Тынянов… Сам я, сказать по правде, ничего не помню, но мама часто рассказывала. Нам уже дали жилье в писательском доме на канале Грибоедова. Тынянов, который чем-то ведал по общественной части то ли в союзе, то ли в литфонде, заглянул к нам — что-то ему надо было сказать моему отцу. Родителей не было дома, только двухлетний я с домработницей. Будучи человеком оригинальным, Тынянов не отделался от ребенка обычным "Как тебя зовут? Сколько тебе лет?", а сказал: "Давай драться", — на что я, младенец, естественно, не знал, как отвечать. Но тут папа пришел, усадил Юрия Николаевича в кресло и они стали разговаривать.
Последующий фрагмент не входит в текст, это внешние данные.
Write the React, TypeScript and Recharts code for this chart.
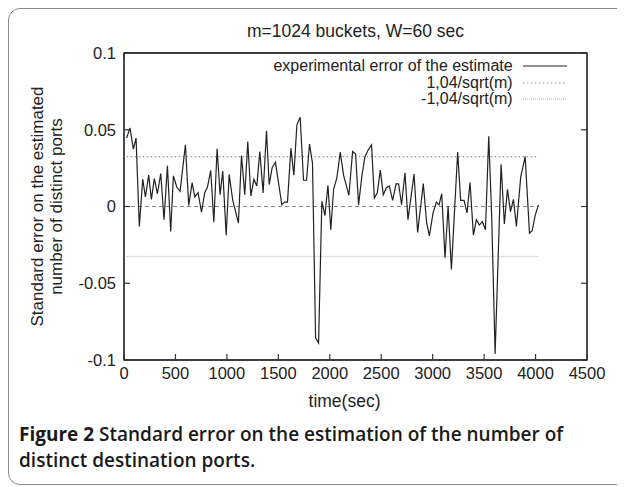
import { LineChart, Line, XAxis, YAxis, Legend, ReferenceLine, ReferenceArea, Label } from "recharts";

const FONT = "'Liberation Sans', Arial, sans-serif";
const AXIS = "#333";

// time (sec) of each estimate
const times = [
  26, 58, 91, 117, 149, 182, 208, 240, 266, 295, 325, 357, 389, 422, 454, 480, 513, 545, 597, 629,
  662, 688, 720, 753, 785, 811, 843, 873, 905, 934, 960, 993, 1022, 1057, 1112, 1142, 1174, 1203, 1233, 1262,
  1291, 1320, 1352, 1385, 1411, 1440, 1472, 1534, 1560, 1589, 1622, 1651, 1680, 1712, 1745, 1774, 1803, 1832, 1862, 1891,
  1923, 1953, 1982, 2010, 2037, 2069, 2102, 2134, 2186, 2222, 2251, 2280, 2313, 2342, 2374, 2406, 2433, 2462, 2491, 2520,
  2549, 2578, 2611, 2644, 2669, 2698, 2731, 2760, 2819, 2854, 2909, 2941, 2968, 3004, 3036, 3062, 3088, 3120, 3150, 3182,
  3243, 3272, 3305, 3334, 3363, 3396, 3425, 3454, 3483, 3513, 3545, 3574, 3607, 3665, 3697, 3727, 3756, 3785, 3814, 3856,
  3899, 3941, 3967, 3996, 4028,
];

// experimental error of the estimate
const errors = [
  0.0446, 0.0512, 0.0374, 0.0446, -0.013, 0.0178, 0.0062, 0.0204, 0.0046, 0.0182, 0.0083, 0.0215, -0.0086, 0.0266, -0.0163, 0.02, 0.0127, 0.0099, 0.0402, 0.0007,
  0.0156, 0.0062, 0.009, -0.0037, 0.009, 0.0127, 0.0235, -0.0103, 0.0376, 0.0077, 0.0231, -0.0187, 0.0209, 0.004, -0.0108, 0.0332, 0.0077, 0.0424, 0.0068, 0.0178,
  0.0134, 0.0358, 0.0088, 0.0494, 0.0143, 0.0253, 0.0288, 0.0011, 0.0029, 0.0029, 0.038, 0.0204, 0.053, 0.0582, 0.0171, 0.0171, 0.0407, 0.0281, -0.0855, -0.089,
  0.0033, -0.0059, 0.0138, -0.0152, 0.0112, 0.0187, 0.0354, 0.0204, 0.0073, 0.0358, 0.0341, 0.0011, 0.0204, 0.0325, 0.0369, 0.0402, 0.0055, 0.009, 0.0237, 0.0077,
  0.0121, 0.0134, 0.004, 0.0147, 0.0147, 0.0011, 0.022, -0.0086, 0.0211, -0.0169, 0.0149, -0.0103, -0.0191, -0.0042, 0.0029, 0.0011, 0.0083, -0.0334, 0.0002, -0.0411,
  0.0354, 0.004, 0.004, -0.0042, 0.0156, -0.0187, -0.0086, -0.0121, -0.0099, -0.0152, 0.0457, -0.007, -0.096, 0.0275, -0.0114, 0.0112, -0.0033, 0.0046, -0.013, 0.0193,
  0.0325, -0.0174, -0.0158, -0.0059, 0.0011,
];

const xTicks = [0, 500, 1000, 1500, 2000, 2500, 3000, 3500, 4000, 4500];
const yTicks = [-0.1, -0.05, 0, 0.05, 0.1];
const xDomain = [0, 4500];
const yDomain = [-0.1, 0.1];
const bound = 1.04 / Math.sqrt(1024);

const data = times.map((t, i) => ({ t, err: errors[i], up: bound, low: -bound }));

const styles: Record<string, { stroke: string; dash?: string; width: number }> = {
  err: { stroke: "#222", width: 1.2 },
  up: { stroke: "#999", dash: "1.5 2.5", width: 1.2 },
  low: { stroke: "#b5b5b5", dash: "1 1", width: 1 },
};

const labelText = { fill: "#222", fontSize: 16.5, fontFamily: FONT };

// gnuplot style: ticks point into the plot
function BottomTick({ x, y, payload }: any) {
  const axisY = y - 7;
  return (
    <g>
      <line x1={x} x2={x} y1={axisY} y2={axisY - 6} stroke={AXIS} strokeWidth={1.2} />
      <text x={x} y={y} dy="0.71em" textAnchor="middle" {...labelText}>
        {payload.value}
      </text>
    </g>
  );
}

function LeftTick({ x, y, payload }: any) {
  const axisX = x + 8;
  return (
    <g>
      <line x1={axisX} x2={axisX + 6} y1={y} y2={y} stroke={AXIS} strokeWidth={1.2} />
      <text x={x} y={y} dy="0.35em" textAnchor="end" {...labelText}>
        {payload.value}
      </text>
    </g>
  );
}

function TopTick({ x, y }: any) {
  return <line x1={x} x2={x} y1={y} y2={y + 6} stroke={AXIS} strokeWidth={1.2} />;
}

function RightTick({ x, y }: any) {
  return <line x1={x} x2={x - 6} y1={y} y2={y} stroke={AXIS} strokeWidth={1.2} />;
}

function GnuLegend(props: any) {
  const items = props.payload || [];
  return (
    <div style={{ fontFamily: FONT, fontSize: 16, color: "#222" }}>
      {items.map((it: any) => {
        const s = styles[it.dataKey];
        return (
          <div key={it.dataKey} style={{ display: "flex", alignItems: "center", height: 16.5 }}>
            <span style={{ width: 250, textAlign: "right", whiteSpace: "nowrap" }}>{it.value}</span>
            <svg width={54} height={4} style={{ marginLeft: 10 }}>
              <line x1={0} x2={44} y1={2} y2={2} stroke={s.stroke} strokeWidth={s.width} strokeDasharray={s.dash} />
            </svg>
          </div>
        );
      })}
    </div>
  );
}

function YTitle({ viewBox }: any) {
  const cy = viewBox.y + viewBox.height / 2;
  const x1 = viewBox.x - 27;
  const x2 = viewBox.x - 8;
  const common = { textAnchor: "middle" as const, fontSize: 17, fontFamily: FONT, fill: "#222", dy: "0.35em" };
  return (
    <g>
      <text x={x1} y={cy} transform={`rotate(-90, ${x1}, ${cy})`} {...common}>
        Standard error on the estimated
      </text>
      <text x={x2} y={cy} transform={`rotate(-90, ${x2}, ${cy})`} {...common}>
        number of distinct ports
      </text>
    </g>
  );
}

export default function App() {
  return (
    <div style={{ position: "relative", width: 617, height: 477, overflow: "hidden" }}>
      <div
        style={{
          position: "absolute",
          left: 0,
          top: 0,
          width: 640,
          height: 475,
          border: "1.5px solid #8a8a8a",
          borderRadius: 12,
        }}
      />
      <div
        style={{
          position: "absolute",
          left: 197.5,
          top: 13,
          width: 300,
          textAlign: "center",
          fontFamily: FONT,
          fontSize: 17.5,
          lineHeight: "20px",
          color: "#222",
        }}
      >
        m=1024 buckets, W=60 sec
      </div>
      <div style={{ position: "absolute", left: 0, top: 0 }}>
        <LineChart width={609} height={420} data={data} margin={{ top: 44, right: 29, bottom: 38, left: 56 }}>
          <XAxis
            dataKey="t"
            type="number"
            domain={xDomain}
            ticks={xTicks}
            interval={0}
            allowDataOverflow
            height={30}
            stroke={AXIS}
            strokeWidth={1.3}
            tickLine={false}
            tickSize={0}
            tickMargin={7}
            tick={<BottomTick />}
          >
            <Label value="time(sec)" position="bottom" offset={5} dx={-11} fontSize={17.5} fontFamily={FONT} fill="#222" />
          </XAxis>
          <XAxis
            xAxisId="top"
            orientation="top"
            type="number"
            domain={xDomain}
            ticks={xTicks}
            interval={0}
            allowDataOverflow
            height={1}
            stroke={AXIS}
            strokeWidth={1.3}
            tickLine={false}
            tickSize={0}
            tickMargin={0}
            tick={<TopTick />}
          />
          <YAxis
            type="number"
            domain={yDomain}
            ticks={yTicks}
            interval={0}
            allowDataOverflow
            width={60}
            stroke={AXIS}
            strokeWidth={1.3}
            tickLine={false}
            tickSize={0}
            tickMargin={8}
            tick={<LeftTick />}
            label={<YTitle />}
          />
          <YAxis
            yAxisId="right"
            orientation="right"
            type="number"
            domain={yDomain}
            ticks={yTicks}
            interval={0}
            allowDataOverflow
            width={1}
            stroke={AXIS}
            strokeWidth={1.3}
            tickLine={false}
            tickSize={0}
            tickMargin={0}
            tick={<RightTick />}
          />
          {/* plot border */}
          <ReferenceArea
            x1={xDomain[0]}
            x2={xDomain[1]}
            y1={yDomain[0]}
            y2={yDomain[1]}
            fill="none"
            fillOpacity={0}
            stroke={AXIS}
            strokeWidth={1.3}
          />
          <ReferenceLine
            segment={[
              { x: 0, y: 0 },
              { x: times[times.length - 1], y: 0 },
            ]}
            stroke="#888"
            strokeWidth={1}
            strokeDasharray="4 3"
          />
          <Line
            dataKey="up"
            name="1,04/sqrt(m)"
            stroke={styles.up.stroke}
            strokeWidth={styles.up.width}
            strokeDasharray={styles.up.dash}
            dot={false}
            activeDot={false}
            isAnimationActive={false}
          />
          <Line
            dataKey="low"
            name="-1,04/sqrt(m)"
            stroke={styles.low.stroke}
            strokeWidth={styles.low.width}
            strokeDasharray={styles.low.dash}
            dot={false}
            activeDot={false}
            isAnimationActive={false}
          />
          <Line
            dataKey="err"
            name="experimental error of the estimate"
            type="linear"
            stroke={styles.err.stroke}
            strokeWidth={styles.err.width}
            dot={false}
            activeDot={false}
            isAnimationActive={false}
          />
          <Legend
            layout="vertical"
            align="center"
            verticalAlign="middle"
            itemSorter={(it: any) => ["err", "up", "low"].indexOf(it.dataKey)}
            wrapperStyle={{ left: 254.7, top: 50, width: 320 }}
            content={<GnuLegend />}
          />
        </LineChart>
      </div>
      <div
        style={{
          position: "absolute",
          left: 11,
          top: 413,
          fontFamily: "'Open Sans', sans-serif",
          fontWeight: 600,
          fontSize: 19,
          lineHeight: "26px",
          color: "#1a1a1a",
          whiteSpace: "nowrap",
        }}
      >
        <b style={{ fontWeight: 700 }}>Figure 2</b> Standard error on the estimation of the number of
        <br />
        distinct destination ports.
      </div>
    </div>
  );
}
И в середине разговора я неожиданно вылез из-за спинки кресла с папиной домашней туфлей в руке и изо всех младенческих сил хлопнул этой туфлей по голове, в которой уже носились замыслы романа "Пушкин" (неоконч.).
Поздней осенью 44-го или зимой 45-го года, пообедав (жареная картошка) после школы, я маршировал по темноватым, затхловатым, страшноватым коридорам нашего дома, звонил и меня впускали в теплую и светлую квартиру Эйхенбаума. Для его внучки Лизы и ее двоюродной сестры была нанята француженка. Мама попросила, чтобы взяли и меня. Ученье было самое простое. Пожилая дама указывала пальцем в потолок: "lе plafond". Потом в пол: "lе plancher". Потом неопределенно помахивала ручкой: "lа maison". Но на меня, как только все это начиналось, находило что-то непонятное — совершенно не в силах, да и не стараясь совладать с собой, наоборот, радостно, я начинал щипать девочек. Кузины, натурально, взвизгивали и сердились. Француженка бранилась. Ученье это продолжалось для меня недолго — попросили маму больше меня не присылать. К французскому я вернулся только в университете и знаю его через пень-колоду. Лиза, я слышал, свободно владеет французским. Что касается ее деда, то в моих воспоминаниях он время от времени появляется в дверном проеме и улыбается неопределенно.